**THE TASK**
Can you find the lines of the listing that include "chart" and copy every one?

**RECORDED INFORMATION**

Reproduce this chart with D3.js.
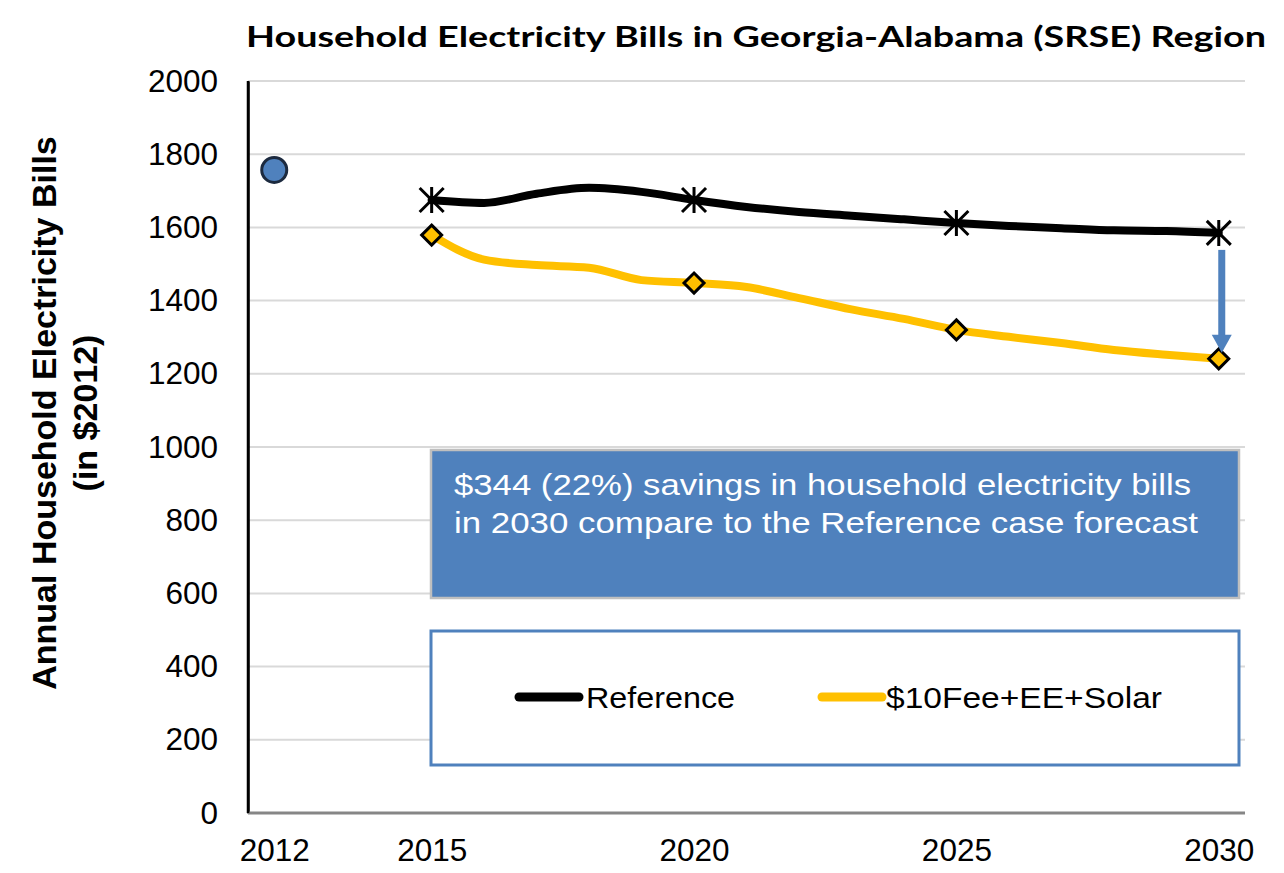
<!DOCTYPE html>
<html>
<head>
<meta charset="utf-8">
<script src="https://cdn.jsdelivr.net/npm/d3@7/dist/d3.min.js"></script>
<style>
  html, body { margin: 0; padding: 0; background: #ffffff; }
  svg { display: block; }
</style>
</head>
<body>
<svg id="chart" width="1284" height="873"></svg>
<script>
// ---------- data ----------
const years = [2015, 2016, 2017, 2018, 2019, 2020, 2021, 2022, 2023, 2024, 2025, 2026, 2027, 2028, 2029, 2030];
const referenceValues = [1675, 1667, 1692, 1708, 1697, 1675, 1656, 1642, 1632, 1622, 1612, 1604, 1598, 1592, 1590, 1585];
const solarValues     = [1579, 1512, 1497, 1490, 1456, 1448, 1437, 1407, 1376, 1350, 1320, 1301, 1284, 1265, 1252, 1241];
const markerYears = [2015, 2020, 2025, 2030];
const historicYear = [2012];
const historicValue = [1757];
const xTickLabels = [2012, 2015, 2020, 2025, 2030];
const yTickLabels = [0, 200, 400, 600, 800, 1000, 1200, 1400, 1600, 1800, 2000];
const seriesNames = ["Reference", "$10Fee+EE+Solar"];
const titleText = "Household Electricity Bills in Georgia-Alabama (SRSE) Region";
const yTitleLines = ["Annual Household Electricity Bills", "(in $2012)"];
const noteLines = ["$344 (22%) savings in household electricity bills", "in 2030 compare to the Reference case forecast"];

// ---------- layout ----------
const svg = d3.select("#chart");
const plot = { left: 248, right: 1245, top: 81, bottom: 813 };
const x = d3.scaleLinear().domain([2011.5, 2030.5]).range([plot.left, plot.right]);
const y = d3.scaleLinear().domain([0, 2000]).range([plot.bottom, plot.top]);

const BLUE = "#4F81BD";
const GOLD = "#FFC000";
const sans = "'Liberation Sans', Arial, sans-serif";

// gridlines
svg.append("g")
  .selectAll("line")
  .data(yTickLabels.filter(d => d > 0))
  .join("line")
  .attr("x1", plot.left).attr("x2", plot.right)
  .attr("y1", d => y(d)).attr("y2", d => y(d))
  .attr("stroke", "#d9d9d9").attr("stroke-width", 2);

// y axis
const yAxis = svg.append("g")
  .attr("transform", `translate(${plot.left},0)`)
  .call(d3.axisLeft(y).tickValues(yTickLabels).tickSize(0).tickPadding(30).tickFormat(d3.format("d")));
yAxis.select(".domain").attr("stroke", "#000").attr("stroke-width", 2.5);
yAxis.selectAll("text").attr("font-family", sans).attr("font-size", 31.5).attr("fill", "#000");

// x axis
const xAxis = svg.append("g")
  .attr("transform", `translate(0,${plot.bottom})`)
  .call(d3.axisBottom(x).tickValues(xTickLabels).tickSize(0).tickPadding(26).tickFormat(d3.format("d")));
xAxis.select(".domain").attr("d", `M${plot.left},0H${plot.right}`).attr("stroke", "#868686").attr("stroke-width", 3);
xAxis.selectAll("text").attr("font-family", sans).attr("font-size", 31.5).attr("fill", "#000");

// left axis line on top
svg.append("line")
  .attr("x1", plot.left).attr("x2", plot.left)
  .attr("y1", plot.top).attr("y2", plot.bottom)
  .attr("stroke", "#000").attr("stroke-width", 2.5);

// title
svg.append("text")
  .attr("x", 246).attr("y", 47)
  .attr("font-family", "Lato, 'Open Sans', sans-serif")
  .attr("font-weight", 700)
  .attr("font-size", 29)
  .attr("textLength", 1020)
  .attr("lengthAdjust", "spacingAndGlyphs")
  .text(titleText);

// y title
const yTitle = svg.append("text")
  .attr("transform", "translate(69,413) rotate(-90)")
  .attr("text-anchor", "middle")
  .attr("font-family", sans)
  .attr("font-weight", 700)
  .attr("font-size", 34);
yTitle.selectAll("tspan").data(yTitleLines).join("tspan")
  .attr("x", 0)
  .attr("dy", (d, i) => i === 0 ? -13 : 41)
  .text(d => d);

// lines
const line = d3.line().x(d => x(d[0])).y(d => y(d[1])).curve(d3.curveMonotoneX);
const refData = years.map((yr, i) => [yr, referenceValues[i]]);
const solarData = years.map((yr, i) => [yr, solarValues[i]]);

svg.append("path").datum(refData)
  .attr("d", line).attr("fill", "none")
  .attr("stroke", "#000").attr("stroke-width", 8)
  .attr("stroke-linejoin", "round").attr("stroke-linecap", "round");
svg.append("path").datum(solarData)
  .attr("d", line).attr("fill", "none")
  .attr("stroke", GOLD).attr("stroke-width", 8)
  .attr("stroke-linejoin", "round").attr("stroke-linecap", "round");

// star markers (reference)
const refMarkers = refData.filter(d => markerYears.includes(d[0]));
const s = 12;
svg.append("g").selectAll("path").data(refMarkers).join("path")
  .attr("transform", d => `translate(${x(d[0])},${y(d[1])})`)
  .attr("d", `M${-s},${-s}L${s},${s}M${-s},${s}L${s},${-s}M0,${-s - 1}L0,${s + 1}`)
  .attr("stroke", "#000").attr("stroke-width", 3).attr("fill", "none");

// diamond markers (solar)
const solarMarkers = solarData.filter(d => markerYears.includes(d[0]));
const dm = 10;
svg.append("g").selectAll("path").data(solarMarkers).join("path")
  .attr("transform", d => `translate(${x(d[0])},${y(d[1])})`)
  .attr("d", `M0,${-dm}L${dm},0L0,${dm}L${-dm},0Z`)
  .attr("fill", GOLD).attr("stroke", "#000").attr("stroke-width", 3).attr("stroke-linejoin", "miter");

// historic point
svg.append("g").selectAll("circle").data(historicYear).join("circle")
  .attr("cx", d => x(d)).attr("cy", (d, i) => y(historicValue[i]))
  .attr("r", 12.5)
  .attr("fill", BLUE).attr("stroke", "#1c2a3f").attr("stroke-width", 3);

// savings arrow
const last = years.length - 1;
const ax = x(years[last]) + 3;
const ay1 = y(referenceValues[last]) + 17;
const ay2 = y(solarValues[last]) - 6;
const headH = 18, headW = 10;
svg.append("rect")
  .attr("x", ax - 3.5).attr("y", ay1)
  .attr("width", 7).attr("height", ay2 - headH - ay1 + 1)
  .attr("fill", BLUE);
svg.append("path")
  .attr("d", `M${ax - headW},${ay2 - headH}L${ax + headW},${ay2 - headH}L${ax},${ay2}Z`)
  .attr("fill", BLUE);

// annotation box
svg.append("rect")
  .attr("x", 431).attr("y", 450).attr("width", 808).attr("height", 148)
  .attr("fill", BLUE).attr("stroke", "#bfbfbf").attr("stroke-width", 2.5);
const noteWidths = [737, 744];
svg.append("g").selectAll("text").data(noteLines).join("text")
  .attr("x", 454)
  .attr("y", (d, i) => 495 + i * 38)
  .attr("font-family", sans)
  .attr("font-size", 29)
  .attr("fill", "#ffffff")
  .attr("textLength", (d, i) => noteWidths[i])
  .attr("lengthAdjust", "spacingAndGlyphs")
  .text(d => d);

// legend box
svg.append("rect")
  .attr("x", 431).attr("y", 631).attr("width", 808).attr("height", 134)
  .attr("fill", "#ffffff").attr("stroke", BLUE).attr("stroke-width", 3);
const legendItems = [
  { name: seriesNames[0], color: "#000", x0: 519, x1: 579, tx: 586, w: 149 },
  { name: seriesNames[1], color: GOLD, x0: 822, x1: 882, tx: 886, w: 276 }
];
const lg = svg.append("g").selectAll("g").data(legendItems).join("g");
lg.append("line")
  .attr("x1", d => d.x0).attr("x2", d => d.x1)
  .attr("y1", 697).attr("y2", 697)
  .attr("stroke", d => d.color).attr("stroke-width", 9).attr("stroke-linecap", "round");
lg.append("text")
  .attr("x", d => d.tx).attr("y", 708)
  .attr("font-family", sans).attr("font-size", 29)
  .attr("fill", "#000")
  .attr("textLength", d => d.w)
  .attr("lengthAdjust", "spacingAndGlyphs")
  .text(d => d.name);
</script>
</body>
</html>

**EXERCISE RESULT**
Reproduce this chart with D3.js.
<svg id="chart" width="1284" height="873"></svg>
const svg = d3.select("#chart");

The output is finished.